NIPS 2017
Mon Dec 4th through Sat the 9th, 2017 at Long Beach Convention Center
Paper ID:360
Title:Learning multiple visual domains with residual adapters

Reviewer 1


		
Paper address the problem of learning a joint recognition model across variety of domains and tasks. It develops a tunable deep network architecture that, by means of adapter residual modules, can be steered for a variety of visual domains. Methods archives good performance across variety of domains (10 in total) while having high degree of parameter sharing. Paper also introduces a corresponding challenge benchmark - Decathlon Challenge. The benchmark evaluates the ability of a representation to be applied across 10 very different visual domains.
 Generally the paper is very well written and presents an interesting approach and insights. I particularly applaud drawing references to related works and putting the approach in true context. Additional comments are below. > References Generally the references are good and adequate. The following references are thematically related and should probably be added: Learning Deep Feature Representations with Domain Guided Dropout for Person Re-identification, Tong Xiao, Hongsheng Li, Wanli, Ouyang, Xiaogang Wang, CVPR, 2016. Expanding Object Detector's Horizon: Incremental Learning Framework for Object Detection in Videos, Alina Kuznetsova, Sung Ju Hwang, Bodo Rosenhahn, and Leonid Sigal, CVPR, 2015. > Clarifications Lines 201-202 talk about shrinking regularization. I think this is very interesting and could be a major benefit of the model. However, it is unclear if this is actually tested in practice in experiments. Can you please clarify. Also, authors claim that the proposed model ensures that performance does not degrade in the original domain. This does not actually appears to be the case (or supported experimentally).
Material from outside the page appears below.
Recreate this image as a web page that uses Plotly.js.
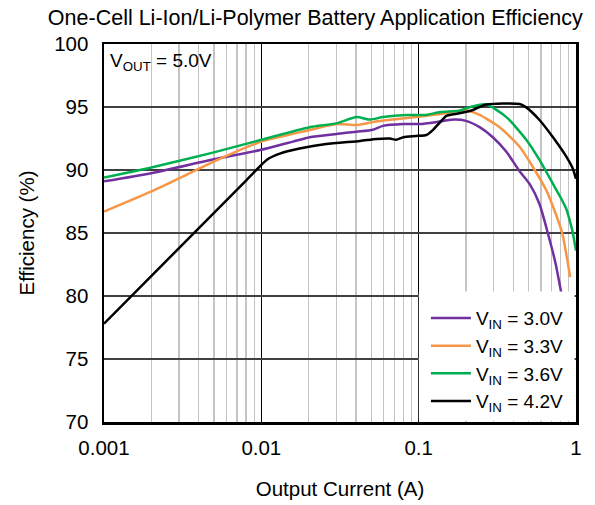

For example, performance on ImageNet in Table 1 goes from 59.9 to 59.2. This should be discussed and explained. > Experiments In light of the comments above, Table 2 should include the proposed model (or models), e.g., Res. adapt. decay and Res. adapt. finetune all. Finally, explanation of Scratch+ is unclear and should be clarified in Lines 303-305. I read the sentence multiple times and still unsure what was actually done.

Reviewer 2


		
The paper presents a CNN architecture able to learn over different domains with a limited amount of parameters and without the need to forget previous knowledge. An original ResNet is modified by adding multiple modules composed by residual connections and batch normalization layers: the paper shows that by only learning the parameters of these modules the network is able to produce good performance on different domains. + the paper is easy to read, the objectives as well defined and the method is clearly explained + besides the method, the author introduce a visual decathlon challenge that may be used as reference for other domain generic methods in the future few points that need some discussion: - on page 4, lines 148-155 the paper explains that the idea proposed here is inspired by a previous work where a low rank filter decomposition was used instead of the introduction of separated modules. Despite this practical difference it sounds like it would be possible to test this method on the decathlon challenge, but it is not used here as reference in the expers. - the method has been designed to cope with domains where the samples do not only differ in terms of style but also in their class set. Still nothing avoids to test the method in the easier domain adaptation setting with shared classes across domains. What would happen there? Would it produce better or worse results than sota deep DA methods? - as far as I'm concerned the FT procedure can be done in different ways depending on the number of layers that are kept fixed (frozen) and the number of layers for which the parameters can be updated. Thus I think FT is not necessarily a 10x process in terms of number of parameters with respect to the original ResNet. What would happen by updating less parameters? - In line 337 of page 8 the sota result on CIFAR is mentioned. Why no of the other databases sota results are provided as reference? It could be useful to understand how the method compares with them.

Reviewer 3


		
This paper explores how to learn feature extractors that support learning in several different image domains. The general idea is to learn a residual adapter module and use it to parameterize the standard residual network architecture. there is a high-degree of parameter sharing between domains. One particular advantage is to enable the learning of new domains sequentially without forgetting the previous learned results. I find the 'avoid forgetting' part of the residual network model to be interesting, but this part is too short and the discussions at a high level, that I cannot figure out how much the 'forgetting' problem is addressed by this model. For example, can there be some theoretical guarantee on how much forgetting is prevented? Can there be some comparison on how much more is gained using the residual network model? The experiments in Section 5 are detailed and well done, but it is a pity that the authors did not give a sequential learning setting similar to lifelong learning, where the learning curve is shown as a function of domains. Some permutation that can result in better gain in learning performance can be discussed as well.